Catching Fire

No. This is not about your hunger games. This is about catching a glimmer of light amidst the darkest. This is about catching flickers of candles as one catches flickers of hope.

The past few days, I had no contact with the world outside that mountain. I had no contact with my phone, with my laptop screen, with my regular meals and desserts, and with the fluorescent lights. I had no contact with my calendar, and with my papers. I had no watch, no make-up, no formal dress. I just had myself and the folly that I was before the real essentials of living.

That living is so complicated is an idea that never occurs to the Tanay people. Life has been rude and ungenerous to them yet they have been living it as if it were so kind and sympathetic. Their poverty is sheer simplicity to them. Their empty plates are a bounty. Their wooden couches are a cradle.

Their neighbors and their classmates are their social networks. The bamboos and the flowers are their gadgets. The trees and the uphills are their playgrounds. The soil and the dust are their shoes. The clay and their hair are their canvass. Walking and running and jumping are their dance. Their shrieks when playing are their music.

I have witnessed how the littlest things can bring out the hugest smiles; how the simplest jokes can trigger the hardest laughter; how the smallest loaf of meat can fill the hungriest stomach; how the tiniest piece of flower can beautify the dullest place; how the slightest touch of your hand can offer the warmest caress to a longing child; how your shoulders can be the highest place they have ever reached; how your old things can be the newest they have ever seen; how your flashlight can be the brightest thing they have actually held.


Sometimes, children could be more knowledgeable than you.
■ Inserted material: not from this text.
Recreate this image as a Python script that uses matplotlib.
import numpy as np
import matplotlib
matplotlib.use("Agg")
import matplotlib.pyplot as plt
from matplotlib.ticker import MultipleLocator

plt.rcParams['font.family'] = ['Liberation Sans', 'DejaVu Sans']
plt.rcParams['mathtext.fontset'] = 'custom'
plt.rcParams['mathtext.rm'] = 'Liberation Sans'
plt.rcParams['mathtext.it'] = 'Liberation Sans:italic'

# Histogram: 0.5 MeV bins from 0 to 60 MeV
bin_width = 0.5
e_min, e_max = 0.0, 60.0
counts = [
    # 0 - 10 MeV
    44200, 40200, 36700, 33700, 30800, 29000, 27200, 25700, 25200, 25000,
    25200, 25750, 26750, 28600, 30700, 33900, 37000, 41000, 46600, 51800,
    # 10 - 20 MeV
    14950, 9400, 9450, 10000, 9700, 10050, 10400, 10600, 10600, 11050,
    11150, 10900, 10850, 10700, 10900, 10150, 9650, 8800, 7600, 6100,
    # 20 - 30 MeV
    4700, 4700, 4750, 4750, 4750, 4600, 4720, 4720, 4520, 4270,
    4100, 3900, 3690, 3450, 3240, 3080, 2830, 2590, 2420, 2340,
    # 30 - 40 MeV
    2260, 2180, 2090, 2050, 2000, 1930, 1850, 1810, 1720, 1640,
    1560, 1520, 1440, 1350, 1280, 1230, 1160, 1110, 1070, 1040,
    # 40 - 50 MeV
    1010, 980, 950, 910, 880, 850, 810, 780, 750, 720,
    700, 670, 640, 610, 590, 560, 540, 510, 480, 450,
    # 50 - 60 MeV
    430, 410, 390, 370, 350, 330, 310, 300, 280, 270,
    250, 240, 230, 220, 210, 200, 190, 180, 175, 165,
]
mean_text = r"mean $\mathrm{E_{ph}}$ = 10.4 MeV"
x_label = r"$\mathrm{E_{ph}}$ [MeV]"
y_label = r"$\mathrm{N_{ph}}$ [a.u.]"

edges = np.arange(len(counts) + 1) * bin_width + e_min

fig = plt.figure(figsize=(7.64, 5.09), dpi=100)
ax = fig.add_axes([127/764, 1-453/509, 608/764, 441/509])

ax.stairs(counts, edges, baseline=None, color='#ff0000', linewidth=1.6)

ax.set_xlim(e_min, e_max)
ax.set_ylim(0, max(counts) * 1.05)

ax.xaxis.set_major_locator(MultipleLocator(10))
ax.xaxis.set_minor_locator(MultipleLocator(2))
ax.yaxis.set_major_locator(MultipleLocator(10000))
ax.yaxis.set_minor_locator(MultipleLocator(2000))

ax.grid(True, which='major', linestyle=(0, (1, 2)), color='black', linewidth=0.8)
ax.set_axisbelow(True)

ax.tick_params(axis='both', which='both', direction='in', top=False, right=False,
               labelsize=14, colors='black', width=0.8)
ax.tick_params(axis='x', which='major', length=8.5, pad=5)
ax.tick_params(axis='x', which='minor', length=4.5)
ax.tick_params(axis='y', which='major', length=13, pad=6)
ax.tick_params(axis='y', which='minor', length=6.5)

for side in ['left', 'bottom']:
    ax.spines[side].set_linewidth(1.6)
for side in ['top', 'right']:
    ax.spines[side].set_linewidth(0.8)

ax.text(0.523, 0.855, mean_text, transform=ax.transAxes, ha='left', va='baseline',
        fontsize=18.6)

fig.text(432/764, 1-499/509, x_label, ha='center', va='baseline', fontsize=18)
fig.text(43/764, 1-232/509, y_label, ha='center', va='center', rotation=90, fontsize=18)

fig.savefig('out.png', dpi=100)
During our immersion, the children always led me. They taught me how to get to places, how to climb trees. They showed me how to get bamboos for a living. They toured me and explained to me history behind things. They told me stories only people who had that kind of perspective could share. They taught me how to be a child all over again. They taught me I missed a lot of my childhood. They taught me hope beyond its very meaning. They taught me living. They taught me life. And they did not even try.

Contrary to popular belief, the candles they light at night are actually not a necessity. They can survive without these candles, I am sure of that. They can even walk along the trails without any lamp. But why do they have to light those candles if they are not necessary anyway? It is because these candles are the only luxury they have. These are the only extravagance they can treat their families with. These are the only things that could express their undying hopes to have better lives when not one of them bothers to express it beyond the mask of contentment. These are the only fire they can catch, with their dreams as their arrow, their family as their bow.


After all, I didn’t have any regret in participating in that immersion activity up the Tanay mountain for I met people way richer than I in more ways than you can imagine.

8 thoughts on “Catching Fire

  1. Children are amazing teachers

  2. risinghawk says:

    Wonderful message and post. Thanks for sharing it! Peace . . .

  3. mark says:

    Beautiful and perfectly written. I work with people with learning disabilities and when I tell people this they sometimes correct me by saying “Do you not mean, work ‘for’ people with learning disabilities”, implying that I help them. The opposite is true, they have taught me about myself and human nature and life much as in the same way as what you experienced with the children. It’s crazy that the politically correct term is “people with learning disabilities”, it’s totally inaccurate. Thank you for sharing your wonderful experience and I apologise in advance for quoting Mr. Twain again on your blog; but he can say it better than me,

    “The most interesting information comes from children, for they tell all they know and then stop.” – Mark Twain

    • Thank you for sharing this equally wonderful experience, Mark. You know what I think? I think preposition usage and all this stuff about political correctness are all part of life’s ironies and paradoxes. Society deconstructs itself and I guess it allows people (like you and me) to better appreciate some meaning or lessons it has to offer.